With its critical role in business and service delivery through mobile
devices, SMS (Short Message Service) has long been abused for spamming, which
is still on the rise today possibly due to the emergence of A2P bulk messaging.
The effort to control SMS spam has been hampered by the lack of up-to-date
information about illicit activities. In our research, we proposed a novel
solution to collect recent SMS spam data, at a large scale, from Twitter, where
users voluntarily report the spam messages they receive. For this purpose, we
designed and implemented SpamHunter, an automated pipeline to discover SMS spam
reporting tweets and extract message content from the attached screenshots.
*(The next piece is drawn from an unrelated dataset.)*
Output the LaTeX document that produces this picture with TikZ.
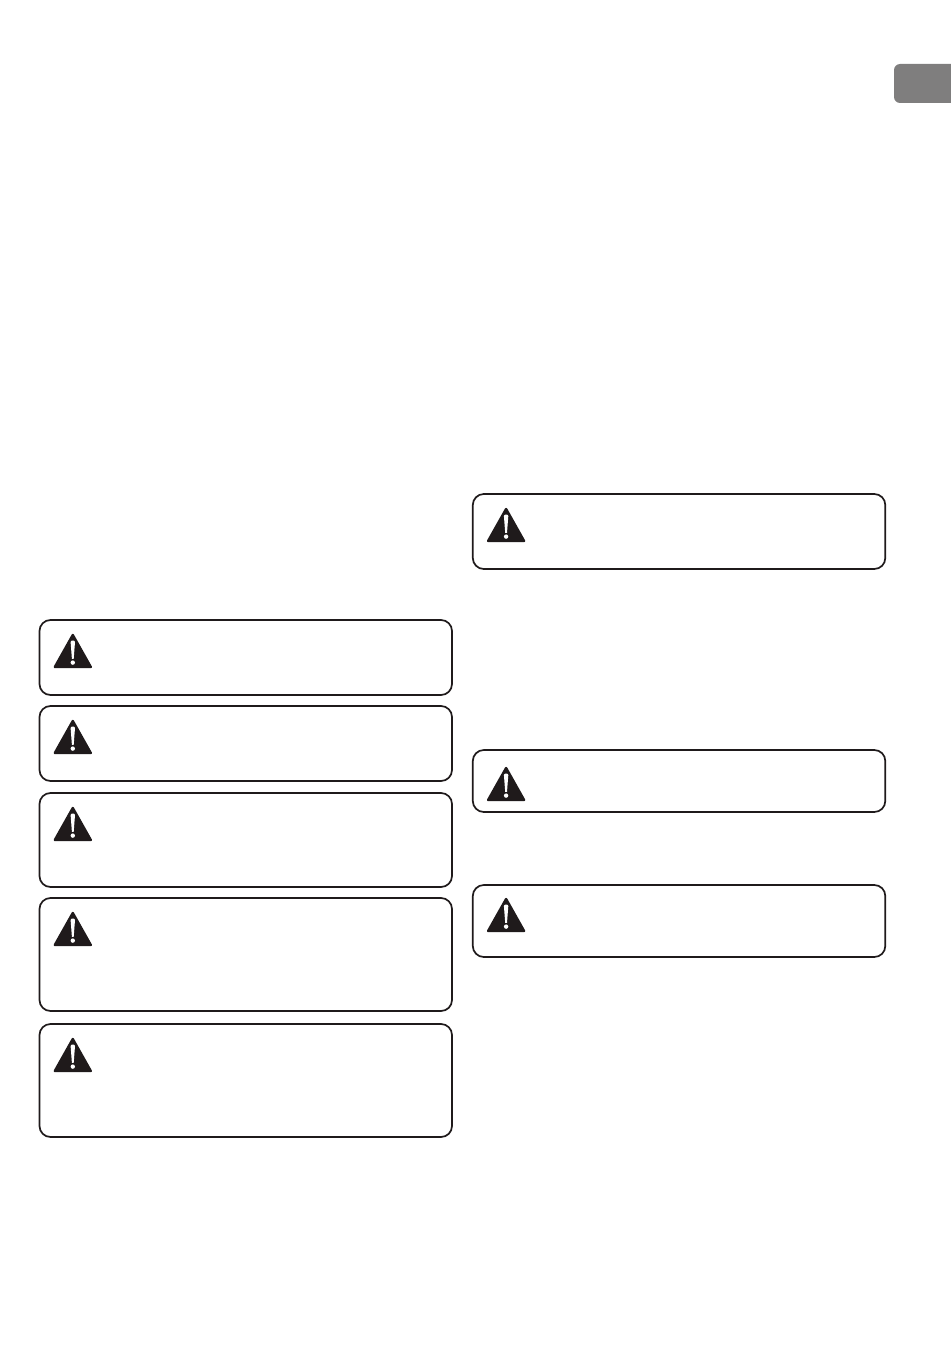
\documentclass[tikz,border=0pt]{standalone}
\definecolor{tabgray}{HTML}{7F7E7E}
\definecolor{inkblack}{HTML}{1F1A1B}
\tikzset{
  warnbox/.style={draw=inkblack,line width=1.7pt,rounded corners=11pt,fill=white,inner sep=0pt,outer sep=0pt},
  warntri/.style={fill=inkblack,draw=inkblack,line width=2.4pt,line join=round},
  warnmark/.style={fill=white,draw=none},
  pics/warnsign/.style={code={
    \path[warntri] (0,-32) -- (-18,0) -- (18,0) -- cycle;
    \path[warnmark] (-2.2,-25) .. controls (-2.2,-27) and (2.2,-27) .. (2.2,-25) -- (0.9,-8.2) -- (-0.9,-8.2) -- cycle;
    \path[warnmark] (0,-4.4) circle (2.2);
  }}
}
% name, left, top, width, height, icon baseline below the top edge
\newcommand{\warnpanel}[6]{%
  \node[warnbox,minimum width=#4pt,minimum height=#5pt,anchor=north west] (#1) at (#2,#3) {};
  \path (#2,#3) ++(33.3,#6) pic {warnsign};
}
\begin{document}
\begin{tikzpicture}[x=1pt,y=-1pt]
\useasboundingbox (0,0) rectangle (950,1348);
\path[fill=tabgray,rounded corners=6pt] (894,64) rectangle (962,103);
\warnpanel{boxa}{39.5}{620}{412.5}{75}{47}
\warnpanel{boxb}{39.5}{706}{412.5}{75}{47}
\warnpanel{boxc}{39.5}{793}{412.5}{94}{47}
\warnpanel{boxd}{39.5}{898}{412.5}{113}{47}
\warnpanel{boxe}{39.5}{1024}{412.5}{113}{47}
\warnpanel{boxf}{472.8}{494}{412.5}{75}{47}
\warnpanel{boxg}{472.8}{750}{412.5}{62}{50}
\warnpanel{boxh}{472.8}{885}{412.5}{72}{46}
\end{tikzpicture}
\end{document}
Leveraging SpamHunter, we collected from Twitter a dataset of 21,918 SMS spam
messages in 75 languages, spanning over four years. To our best knowledge, this
is the largest SMS spam dataset ever made public. More importantly, SpamHunter
enables us to continuously monitor emerging SMS spam messages, which
facilitates the ongoing effort to mitigate SMS spamming. We also performed an
in-depth measurement study that sheds light on the new trends in the spammer’s
strategies, infrastructure and spam campaigns. We also utilized our spam SMS
data to evaluate the robustness of the spam countermeasures put in place by the
SMS ecosystem, including anti-spam services, bulk SMS services, and text
messaging apps. Our evaluation shows that such protection cannot effectively
handle those spam samples: either introducing significant false positives or
missing a large number of newly reported spam messages.